- Education: Harvard College (BA), CalArts(MFA), MIT (PhD)
- Known for: Green IT Environmental Informatics research
- Awards: 2007 NSF CAREER award 2008 Sloan Research Fellow
- Scientific career
- Fields: Informatics
- Workplaces: University of California, Irvine

= Bill Tomlinson =

American computer scientist

William M. "Bill" Tomlinson is a professor of informatics at the University of California, Irvine, and a researcher in the California Institute for Telecommunications and Information Technology. He studies the fields of environmental informatics, human-computer interaction, multi-agent systems and computer-supported learning.
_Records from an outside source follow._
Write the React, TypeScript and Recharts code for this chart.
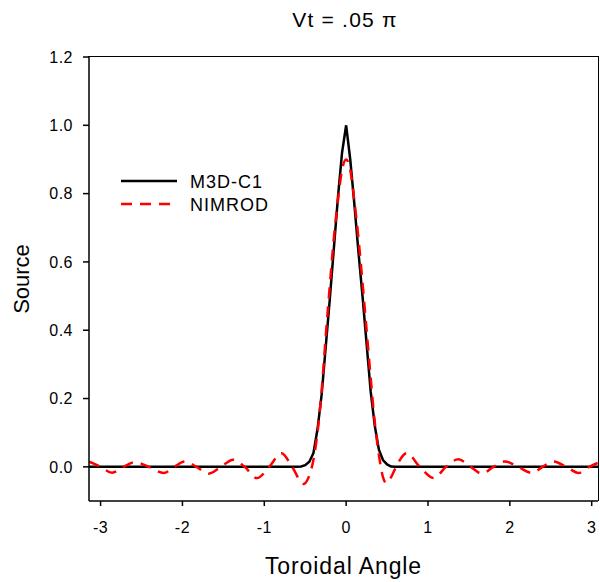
import { LineChart, Line, XAxis, YAxis, Legend } from 'recharts'

// toroidal angle (rad) and source
const m3dAngle = [-3.1416, -0.6, -0.55, -0.5, -0.45, -0.4, -0.35, -0.3, -0.25, -0.2, -0.15, -0.1, -0.05, 0, 0.05, 0.1, 0.15, 0.2, 0.25, 0.3, 0.35, 0.4, 0.45, 0.5, 0.55, 0.6, 3.1416]
const m3dSource = [0, 0, 0.001, 0.005, 0.015, 0.04, 0.11, 0.21, 0.35, 0.49, 0.64, 0.79, 0.92, 1.0, 0.9, 0.77, 0.63, 0.5, 0.36, 0.22, 0.12, 0.05, 0.02, 0.007, 0.001, 0, 0]

const nimAngle = [-3.1416, -3.0, -2.86, -2.72, -2.58, -2.41, -2.23, -2.1, -1.97, -1.83, -1.68, -1.53, -1.38, -1.24, -1.09, -0.94, -0.79, -0.66, -0.52, -0.45, -0.4, -0.35, -0.3, -0.25, -0.2, -0.15, -0.1, -0.05, 0, 0.05, 0.1, 0.15, 0.2, 0.25, 0.3, 0.35, 0.4, 0.45, 0.49, 0.55, 0.62, 0.74, 0.9, 1.07, 1.22, 1.37, 1.52, 1.66, 1.8, 1.94, 2.1, 2.27, 2.4, 2.53, 2.69, 2.84, 2.97, 3.1416]
const nimSource = [0.015, 0, -0.017, 0, 0.014, 0, -0.018, 0, 0.016, 0, -0.02, 0, 0.021, 0, -0.033, 0, 0.04, 0, -0.05, -0.025, 0.02, 0.1, 0.22, 0.38, 0.53, 0.67, 0.78, 0.87, 0.9, 0.87, 0.78, 0.67, 0.54, 0.4, 0.26, 0.13, 0.035, -0.03, -0.048, -0.03, 0.005, 0.04, 0, -0.033, 0, 0.022, 0, -0.02, 0, 0.016, 0, -0.018, 0, 0.016, 0, -0.018, 0, 0.018]

const xTicks = [-3, -2, -1, 0, 1, 2, 3]
const yTicks = [0, 0.2, 0.4, 0.6, 0.8, 1.0, 1.2]

const m3d = m3dAngle.map((x, i) => ({ x, y: m3dSource[i] }))
const nim = nimAngle.map((x, i) => ({ x, y: nimSource[i] }))

const font = '"Liberation Sans", Arial, sans-serif'
const xDomain = [-3.1416, 3.077]
const yDomain = [-0.1, 1.2]

const XTick = (p: any) => (
  <text x={p.x} y={p.y} dy="0.71em" textAnchor="middle" fontSize={16} fontFamily={font} letterSpacing={0.5} fill="#000">
    {p.payload.value}
  </text>
)

const YTick = (p: any) => (
  <text x={p.x} y={p.y} dy="0.355em" textAnchor="end" fontSize={16} fontFamily={font} letterSpacing={0.5} fill="#000">
    {Number(p.payload.value).toFixed(1)}
  </text>
)

function LegendBox() {
  return (
    <svg width={170} height={50} style={{ display: 'block' }}>
      <line x1={6} x2={62} y1={16} y2={16} stroke="#000" strokeWidth={2.5} />
      <line x1={6} x2={58} y1={39} y2={39} stroke="#ff0000" strokeWidth={2.5} strokeDasharray="11 8" />
      <text x={75} y={22.5} fontSize={18} fontFamily={font} letterSpacing={1}>M3D-C1</text>
      <text x={75} y={45.5} fontSize={18} fontFamily={font} letterSpacing={1}>NIMROD</text>
    </svg>
  )
}

export default function App() {
  return (
    <div style={{ position: 'absolute', left: 0, top: 0, width: 600, height: 582, overflow: 'hidden', background: '#fff', fontFamily: font }}>
      <div style={{ position: 'absolute', left: 245, top: 8, width: 200, textAlign: 'center', fontSize: 21, lineHeight: '24px', letterSpacing: 1.2 }}>
        Vt = .05 π
      </div>
      <LineChart width={600} height={582} data={m3d} margin={{ top: 57, right: 2, bottom: 51, left: 19 }}>
        <XAxis
          type="number"
          dataKey="x"
          domain={xDomain}
          allowDataOverflow
          ticks={xTicks}
          tick={XTick}
          tickSize={5}
          tickMargin={16}
          height={30}
          axisLine={{ stroke: '#000', strokeWidth: 1.5 }}
          tickLine={{ stroke: '#000', strokeWidth: 1.5 }}
          label={{ value: 'Toroidal Angle', position: 'bottom', offset: 27, fill: '#000', fontSize: 23, fontFamily: font, letterSpacing: 0.9 }}
        />
        <YAxis
          type="number"
          domain={yDomain}
          allowDataOverflow
          ticks={yTicks}
          tick={YTick}
          tickSize={6}
          tickMargin={10}
          width={70}
          axisLine={{ stroke: '#000', strokeWidth: 1.5 }}
          tickLine={{ stroke: '#000', strokeWidth: 1.5 }}
          label={{ value: 'Source', angle: -90, position: 'insideLeft', offset: 2, fill: '#000', fontSize: 22, fontFamily: font, style: { textAnchor: 'middle' } }}
        />
        <Legend layout="vertical" align="center" verticalAlign="middle" wrapperStyle={{ left: 115, top: 165, width: 170 }} content={() => <LegendBox />} />
        <Line data={m3d} dataKey="y" name="M3D-C1" type="linear" stroke="#000" strokeWidth={2.5} dot={false} isAnimationActive={false} />
        <Line data={nim} dataKey="y" name="NIMROD" type="monotone" stroke="#ff0000" strokeWidth={2.5} strokeDasharray="11 8" dot={false} isAnimationActive={false} />
      </LineChart>
      {/* top and right edges of the plot frame */}
      <div style={{ position: 'absolute', left: 88.25, top: 56.25, width: 510.5, height: 445, borderTop: '1.5px solid #000', borderRight: '1.5px solid #000', boxSizing: 'border-box', pointerEvents: 'none' }} />
    </div>
  )
}
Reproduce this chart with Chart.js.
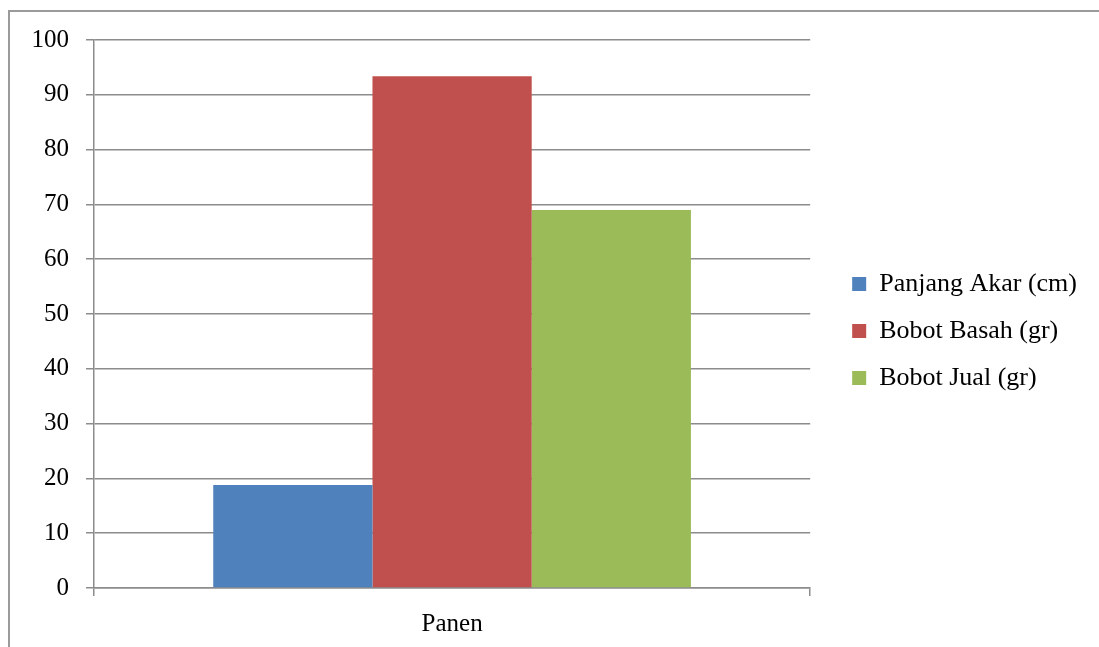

His book Greening through IT (MIT Press, 2010) examines the ways in which information technology can help people think and act on the broad scales of time, space, and complexity necessary for us to address the world's current environmental issues. In addition, he has authored dozens of papers across a range of journals and conferences in computing, the learning sciences, and the law. His work has been reviewed by The Wall Street Journal, The Washington Post, the Los Angeles Times, Wired.com, Scientific American Frontiers, CNN, and the BBC. In 2007, he received an NSF CAREER award, and in 2008 he was selected as a Sloan Research Fellow. He holds an AB in biology from Harvard College, an MFA in experimental animation from CalArts, and SM and PhD degrees from the MIT Media Lab.

His animated film, Shaft of Light, screened at the 1997 Sundance Film Festival and dozens of other film festivals around the world. His 2009 paper with Andrew Torrance on patent systems has been cited in amicus briefs and in a writ filed with the United States Supreme Court.

In 2012, he promoted and led a pioneering experimental work on collaborative writing, that provided the first extensive discussion of the experiential aspects of large-scale collaborative research by documenting the collaborative development process of an academic paper written by a collective of thirty authors.

Currently his research is focused on the expanding field on disaster informatics, which deals with using information technology on limited resources in times of disaster or chaos to locate scarce resources.